Ben Jones-Bishop (born 24 August 1988) is a Jamaica international rugby league footballer who plays as a er or for the York Knights in the Betfred Super League.

He played for the Leeds Rhinos in the Super League, and on loan from Leeds at Harlequins RL in the top flight. Jones-Bishop has also played for the Salford Red Devils and Wakefield Trinity in the Super League, and has played for the England Knights at international level.

==Background==
Jones-Bishop was born in Leeds, West Yorkshire, England. He is of Jamaican descent.

==Playing career==
===Leeds===
After impressing for the club's academy team, he made his début for the Leeds club in April 2008, in the victory over the Crusaders in the Rugby League Challenge Cup. He was awarded the Man of the Match for his performance. He went on to make a further three appearances before going on loan to Harlequins for the 2010 season.

Jones-Bishop impressed during his season at Harlequins, scoring 11 tries in 18 games, before returning to the Leeds side for the 2011 season. Jones-Bishop scored a hat trick in Leeds' 32-28 Millennium Magic, scoring a penalty try, after being brought down off the ball by Gareth Raynor to give Leeds the win. He also won the man of the match award.

Jones-Bishop played on the wing and scored a try for Leeds in the 2011 Challenge Cup Final defeat by Wigan at Wembley Stadium.

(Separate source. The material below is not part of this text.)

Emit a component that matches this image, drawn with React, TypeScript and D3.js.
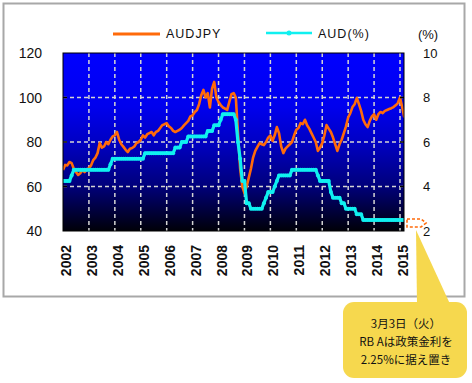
import React from 'react';
import * as d3 from 'd3';

const START_YEAR = 2002;
const yearLabels = ['2002', '2003', '2004', '2005', '2006', '2007', '2008', '2009', '2010', '2011', '2012', '2013', '2014', '2015'];
const leftTicks = [40, 60, 80, 100, 120];
const rightTicks = [2, 4, 6, 8, 10];
const gridLeft = [60, 80, 100];

// AUDJPY monthly, Jan 2002 .. Mar 2015
const audjpy2002 = [67.4, 69.7, 69.5, 71, 70.5, 68, 66.5, 65.2, 66, 67.4, 66.5, 67.5];
const audjpy2003 = [68.3, 69.5, 71.9, 73, 75, 79.5, 77.5, 78, 80, 79, 81, 82.5];
const audjpy2004 = [83, 84.5, 81, 79, 77.8, 76.5, 75.5, 77, 77.3, 78, 79.5, 80];
const audjpy2005 = [81, 83, 82, 83.5, 84, 84.5, 83, 84.5, 85, 86.3, 87.6, 88];
const audjpy2006 = [88.5, 87, 86.3, 85, 84.5, 85, 85.5, 86.3, 87.5, 88.5, 89.5, 91.5];
const audjpy2007 = [92, 93.5, 94.4, 97, 101, 103.4, 100, 102, 95.5, 104, 107, 100];
const audjpy2008 = [98, 96.6, 95.5, 95, 94.4, 98, 101.5, 102, 100, 84, 68, 60];
const audjpy2009 = [57, 60, 64, 68, 73, 76, 77.8, 79.5, 79, 78.6, 80, 82];
const audjpy2010 = [83, 80.5, 83, 86.7, 84, 78, 75, 77, 78, 79, 80, 83];
const audjpy2011 = [85.5, 86.3, 88.5, 88, 90, 87.5, 86, 84, 82, 80, 76, 77.5];
const audjpy2012 = [79.5, 83, 87.6, 86, 84.5, 82, 79, 76, 79, 81, 84, 87];
const audjpy2013 = [91, 93, 95.7, 97, 99.8, 97, 94, 90, 88, 86.7, 89.5, 91.5];
const audjpy2014 = [92.5, 90, 92.5, 93.5, 93, 94, 94.4, 94.8, 95.2, 95.7, 96.5, 97.5];
const audjpy2015 = [100, 95.7, 91];

// RBA cash rate (%) monthly, Jan 2002 .. Mar 2015
const rate2002 = [4.25, 4.25, 4.25, 4.25, 4.5, 4.75, 4.75, 4.75, 4.75, 4.75, 4.75, 4.75];
const rate2003 = [4.75, 4.75, 4.75, 4.75, 4.75, 4.75, 4.75, 4.75, 4.75, 4.75, 5.0, 5.25];
const rate2004 = [5.25, 5.25, 5.25, 5.25, 5.25, 5.25, 5.25, 5.25, 5.25, 5.25, 5.25, 5.25];
const rate2005 = [5.25, 5.25, 5.5, 5.5, 5.5, 5.5, 5.5, 5.5, 5.5, 5.5, 5.5, 5.5];
const rate2006 = [5.5, 5.5, 5.5, 5.5, 5.75, 5.75, 5.75, 6, 6, 6, 6.25, 6.25];
const rate2007 = [6.25, 6.25, 6.25, 6.25, 6.25, 6.25, 6.25, 6.5, 6.5, 6.5, 6.75, 6.75];
const rate2008 = [6.75, 7, 7.25, 7.25, 7.25, 7.25, 7.25, 7.25, 7, 6, 5.25, 4.25];
const rate2009 = [4.25, 3.25, 3.25, 3, 3, 3, 3, 3, 3, 3.25, 3.5, 3.75];
const rate2010 = [3.75, 3.75, 4, 4.25, 4.5, 4.5, 4.5, 4.5, 4.5, 4.5, 4.75, 4.75];
const rate2011 = [4.75, 4.75, 4.75, 4.75, 4.75, 4.75, 4.75, 4.75, 4.75, 4.75, 4.5, 4.25];
const rate2012 = [4.25, 4.25, 4.25, 4.25, 3.75, 3.5, 3.5, 3.5, 3.5, 3.25, 3.25, 3];
const rate2013 = [3, 3, 3, 3, 2.75, 2.75, 2.75, 2.5, 2.5, 2.5, 2.5, 2.5];
const rate2014 = [2.5, 2.5, 2.5, 2.5, 2.5, 2.5, 2.5, 2.5, 2.5, 2.5, 2.5, 2.5];
const rate2015 = [2.5, 2.5, 2.5];

const audjpy = [
  ...audjpy2002, ...audjpy2003, ...audjpy2004, ...audjpy2005, ...audjpy2006, ...audjpy2007,
  ...audjpy2008, ...audjpy2009, ...audjpy2010, ...audjpy2011, ...audjpy2012, ...audjpy2013,
  ...audjpy2014, ...audjpy2015,
];
const audRate = [
  ...rate2002, ...rate2003, ...rate2004, ...rate2005, ...rate2006, ...rate2007,
  ...rate2008, ...rate2009, ...rate2010, ...rate2011, ...rate2012, ...rate2013,
  ...rate2014, ...rate2015,
];

const legendNames = ['AUDJPY', 'AUD(%)'];
const calloutLines = ['3月3日（火）', 'RB Aは政策金利を', '2.25%に据え置き'];

const W = 472;
const H = 383;
const plot = { left: 63, top: 53, right: 404, bottom: 231 };
const ORANGE = '#FF6A0A';
const CYAN = '#10F0F0';
const FONT = '"Liberation Sans", Arial, sans-serif';

export default function App() {
  const x = d3.scaleLinear().domain([2002, 2015]).range([63, 400]);
  const yL = d3.scaleLinear().domain([40, 120]).range([plot.bottom, plot.top]);
  const yR = d3.scaleLinear().domain([2, 10]).range([plot.bottom, plot.top]);
  const t = (i: number) => START_YEAR + i / 12;

  const lineL = d3.line<number>().x((_, i) => x(t(i))).y((d) => yL(d));
  const lineR = d3.line<number>().x((_, i) => x(t(i))).y((d) => yR(d));

  const pw = plot.right - plot.left;
  const ph = plot.bottom - plot.top;

  return (
    <div style={{ position: 'absolute', left: 0, top: 0 }}>
      <svg width={W} height={H} xmlns="http://www.w3.org/2000/svg" style={{ display: 'block' }}>
        <defs>
          <linearGradient id="bg" x1="0" y1="0" x2="0" y2="1">
            <stop offset="0" stopColor="#0000FF" />
            <stop offset="0.3" stopColor="#0000EE" />
            <stop offset="0.5" stopColor="#0000C4" />
            <stop offset="0.75" stopColor="#00007A" />
            <stop offset="1" stopColor="#000008" />
          </linearGradient>
          <clipPath id="pc">
            <rect x={plot.left} y={plot.top} width={pw} height={ph} />
          </clipPath>
        </defs>
        <rect x={0} y={0} width={W} height={H} fill="#fff" />
        {/* outer frame */}
        <rect x={3.5} y={3.5} width={461} height={293} fill="#fff" stroke="#a8a8a8" strokeWidth={2} />

        {/* plot background */}
        <rect x={plot.left} y={plot.top} width={pw} height={ph} fill="url(#bg)" />

        {/* grid */}
        {gridLeft.map((v) => (
          <line key={'h' + v} x1={plot.left} x2={plot.right} y1={yL(v)} y2={yL(v)}
            stroke="#d4d4d4" strokeWidth={1.5} strokeDasharray="4,3" />
        ))}
        {yearLabels.slice(1).map((lab) => (
          <line key={'v' + lab} x1={x(+lab)} x2={x(+lab)} y1={plot.top} y2={plot.bottom}
            stroke="#d4d4d4" strokeWidth={1.5} strokeDasharray="4,3" />
        ))}

        {/* series */}
        <g clipPath="url(#pc)">
          <path d={lineL(audjpy) || ''} fill="none" stroke={ORANGE} strokeWidth={2.6} strokeLinejoin="round" />
          <path d={lineR(audRate) || ''} fill="none" stroke={CYAN} strokeWidth={3.2} strokeLinejoin="round" />
          {audRate.map((d, i) => (
            <circle key={i} cx={x(t(i))} cy={yR(d)} r={2} fill={CYAN} />
          ))}
        </g>

        {/* plot border */}
        <rect x={plot.left} y={plot.top} width={pw} height={ph} fill="none" stroke="#000" strokeWidth={1} />
        {gridLeft.map((v) => (
          <g key={'t' + v}>
            <line x1={plot.left} x2={plot.left + 4} y1={yL(v)} y2={yL(v)} stroke="#000" strokeWidth={1.5} />
            <line x1={plot.right - 4} x2={plot.right} y1={yL(v)} y2={yL(v)} stroke="#000" strokeWidth={1.5} />
          </g>
        ))}

        {/* left axis labels */}
        {leftTicks.map((v) => (
          <text key={'l' + v} x={42} y={yL(v)} textAnchor="end" dominantBaseline="central"
            fontFamily={FONT} fontSize={14} fill="#111">{v}</text>
        ))}
        {/* right axis labels */}
        {rightTicks.map((v) => (
          <text key={'r' + v} x={423} y={yR(v)} textAnchor="start" dominantBaseline="central"
            fontFamily={FONT} fontSize={13} fill="#111">{v}</text>
        ))}
        <text x={428} y={34} textAnchor="middle" dominantBaseline="central" fontFamily={FONT}
          fontSize={13} fill="#111">(%)</text>

        {/* x labels */}
        {yearLabels.map((lab) => (
          <text key={'x' + lab} transform={`translate(${x(+lab) + 3},245) rotate(-90)`} textAnchor="end"
            dominantBaseline="central" fontFamily={FONT} fontSize={14} fontWeight="bold" fill="#111">{lab}</text>
        ))}

        {/* legend */}
        <line x1={113} x2={160} y1={34} y2={34} stroke={ORANGE} strokeWidth={3} />
        <text x={166} y={34} dominantBaseline="central" fontFamily={FONT} fontSize={12.5}
          letterSpacing={1} fill="#111">{legendNames[0]}</text>
        <line x1={266} x2={312} y1={33} y2={33} stroke={CYAN} strokeWidth={2.5} />
        <circle cx={289} cy={33} r={2.5} fill={CYAN} />
        <text x={318} y={34} dominantBaseline="central" fontFamily={FONT} fontSize={12.5}
          letterSpacing={1} fill="#111">{legendNames[1]}</text>

        {/* dashed arrow marker */}
        <path d="M407,219 L421,219 L426,223 L421,227 L407,227 Z" fill="none" stroke={ORANGE}
          strokeWidth={1.6} strokeDasharray="3,2" />

        {/* callout */}
        <path d="M416,230 L450,304 L417,304 Z" fill="#F6D84E" />
        <rect x={343} y={302} width={124} height={76} rx={11} fill="#F6D84E" />
        {calloutLines.map((s, i) => (
          <text key={'c' + i} x={406} y={323 + i * 18} textAnchor="middle" dominantBaseline="central"
            fontFamily='"Noto Sans CJK JP", sans-serif' fontSize={11.5} fill="#111">{s}</text>
        ))}
      </svg>
    </div>
  );
}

He finished off Super League XVI by playing on the wing in Leeds' 32-16 2011 Super League Grand Final victory over St Helens at Old Trafford in Manchester.

He then was a late replacement on the wing for Leeds 26-12 victory in the 2012 World Club Challenge win over National Rugby League premiers Manly at Headingley, scoring the winning try in the 76th minute off after good work by Rob Burrow, and a Kallum Watkins pass that pushed Leeds' lead out to an unbeatable 20-12.

He played in the 2012 Challenge Cup Final defeat by Warrington at Wembley Stadium. He played in the 2012 Super League Grand Final victory over Warrington at Old Trafford.

===Salford===
On 10 May 2014, Jones-Bishop announced he'd leave the Leeds club at the end of the season after rejecting a new deal to remain at the club. It was believed he was unhappy with the amount of playing time he had at the club. It was announced that he would join Salford for the 2015 season. He played 25 games for Salford in 2015 scoring 15 tries.

===Wakefield Trinity===
On 5 November 2015 it was announced that he would be joining Wakefield Trinity on a one-year deal in 2016.

===York City Knights===
On 26 January 2021 it was reported that he had signed for York City in the RFL Championship.

===Sheffield Eagles===
On 17 November 2021 it was reported that he had signed for Sheffield in the RFL Championship.

===York Knights (re-join)===
On 5 March 2025 it was reported that he had rejoined York Knights in the RFL Championship.

==International career==
In the second match of Jamaica's 2021 Rugby League World Cup campaign, Jones-Bishop scored Jamaica's first ever try at the tournament during their 68-6 loss to New Zealand at the MKM Stadium.